Bolivia is a remote and interesting country. Together  this combination attracts a good number of adventurous tourists roaming Bolivia. There are also a much larger number of Bolivians visiting nature and major sites. Bolivians are proud of their country – at least the part they are from! – and they take the time to see it, staying with families and friends. For this reason, transportation are almost booked to capacity but hotels are easy to find, even during the high season.

Bolivia is certainly remote from North America but is even isolated from neighboring countries with very few direct flights. More crucially, most parts of Bolivia are remote from the rest. Only a small number of domestic airports exist and most travel occurs by overnight bus. The roads are generally in poor conditions with less than 10% of them paved. The few paves ones though, for examaple between La Paz and Potosi, are impeccable and new highways are under construction as we speak.

Salar De Uyuni

Just over one week ago, I returned from an exhausting trip to the Salar De Uyuni, the largest salt desert in the world, measuring over 10,000 square kilometers. Without any knowledge other than reading two chapters of the Rough Guide to Bolivia, I decided to make arrangements from La Paz which was my point-of-entry into Bolivia.

Within the tourist district of La Paz, there are dozens of travel agencies, all waiting for someone to come in a book a tour. All the agents were friendly and willing to spend time to answer my growing number of questions. This revealed my first problem:

If you ask the same question to 10 Bolivians, you get 10 different answers.
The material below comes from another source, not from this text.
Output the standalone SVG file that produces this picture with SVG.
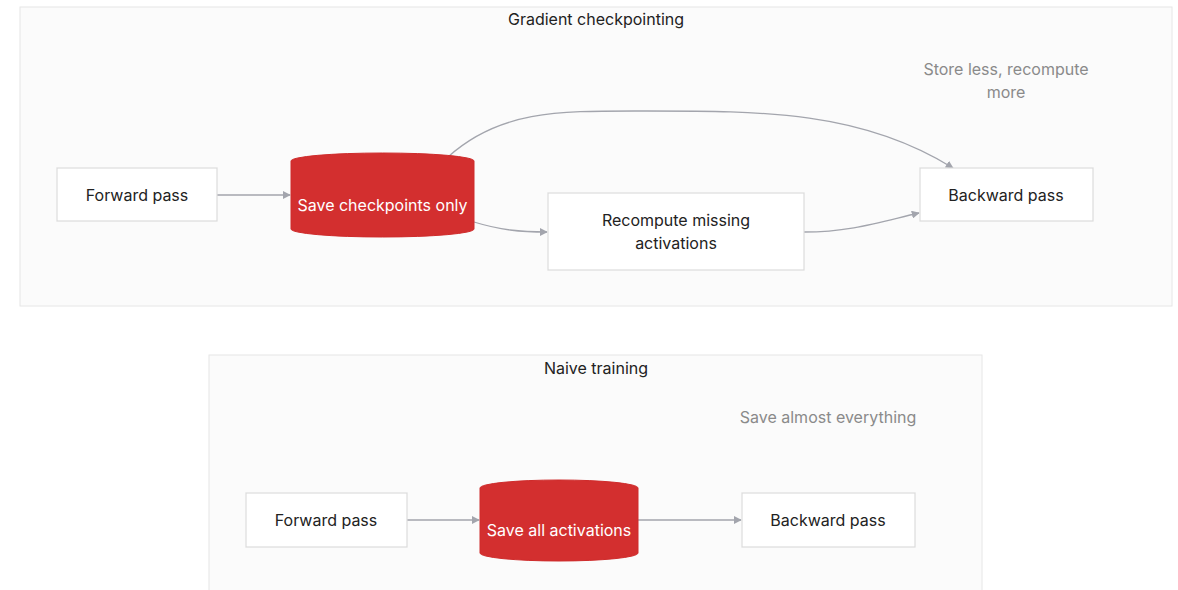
<svg xmlns="http://www.w3.org/2000/svg" width="1178" height="590" viewBox="0 0 1178 590">
<style>
.cluster{fill:#fbfbfb;stroke:#e6e6e6;stroke-width:1}
.node{fill:#ffffff;stroke:#dcdcdc;stroke-width:1.2}
.db{fill:#d32f2f;stroke:#cf2c2c;stroke-width:1}
.edge{fill:none;stroke:#a3a5ad;stroke-width:1.3}
text{font-family:Inter,"Liberation Sans",sans-serif;font-size:16px;text-anchor:middle;dominant-baseline:central}
.lbl{fill:#222222}
.wt{fill:#ffffff}
.note{fill:#8a8a8a}
</style>
<defs>
<marker id="arr" viewBox="0 0 10 10" refX="9" refY="5" markerWidth="8" markerHeight="8" orient="auto" markerUnits="userSpaceOnUse">
<path d="M0,0 L10,5 L0,10 z" fill="#a3a5ad"/>
</marker>
</defs>
<g id="cluster-gradient">
<rect class="cluster" x="20" y="7" width="1152" height="299"/>
<text class="lbl" x="596" y="19">Gradient checkpointing</text>
<text class="note" x="1006" y="69">Store less, recompute</text>
<text class="note" x="1006" y="92">more</text>
</g>
<g id="cluster-naive">
<rect class="cluster" x="209" y="355" width="773" height="240"/>
<text class="lbl" x="596" y="368">Naive training</text>
<text class="note" x="828" y="417">Save almost everything</text>
</g>
<g id="connectors">
<path class="edge" marker-end="url(#arr)" d="M217,195 L290,195"/>
<path class="edge" marker-end="url(#arr)" d="M474,222 C500,230 520,232 547,232"/>
<path class="edge" marker-end="url(#arr)" d="M448,157 C500,110 560,111 640,111 C760,111 860,110 953,168"/>
<path class="edge" marker-end="url(#arr)" d="M804,232 C850,232 880,222 919,213"/>
<path class="edge" marker-end="url(#arr)" d="M407,520 L479,520"/>
<path class="edge" marker-end="url(#arr)" d="M638,520 L741,520"/>
</g>
<g id="gc-forward">
<rect class="node" x="57" y="168" width="160" height="53"/>
<text class="lbl" x="137" y="195">Forward pass</text>
</g>
<g id="gc-save">
<path class="db" d="M291,161 A91.5,8 0 0 1 474,161 L474,229 A91.5,8 0 0 1 291,229 Z"/>
<text class="wt" x="382.5" y="205">Save checkpoints only</text>
</g>
<g id="gc-recompute">
<rect class="node" x="548" y="193" width="256" height="77"/>
<text class="lbl" x="676" y="220">Recompute missing</text>
<text class="lbl" x="676" y="243">activations</text>
</g>
<g id="gc-backward">
<rect class="node" x="920" y="168" width="173" height="53"/>
<text class="lbl" x="1006" y="195">Backward pass</text>
</g>
<g id="nv-forward">
<rect class="node" x="246" y="493" width="161" height="54"/>
<text class="lbl" x="326" y="520">Forward pass</text>
</g>
<g id="nv-save">
<path class="db" d="M480,488 A79,8 0 0 1 638,488 L638,553 A79,8 0 0 1 480,553 Z"/>
<text class="wt" x="559" y="530">Save all activations</text>
</g>
<g id="nv-backward">
<rect class="node" x="742" y="493" width="173" height="54"/>
<text class="lbl" x="828" y="520">Backward pass</text>
</g>
</svg>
This revealed to be true of anyone, not just travel agents, and even for unsolicited advice. This made me ask the same questions repeatedly to different people in order to get a feel for reality. The time it takes to get from one place to another for example, easily got a spread of 300%, making precise planning difficult to achieve. The guidebook also had one important piece of warning about transport in Bolivia:

All transports and tours are frequently subject to late departures and arrivals.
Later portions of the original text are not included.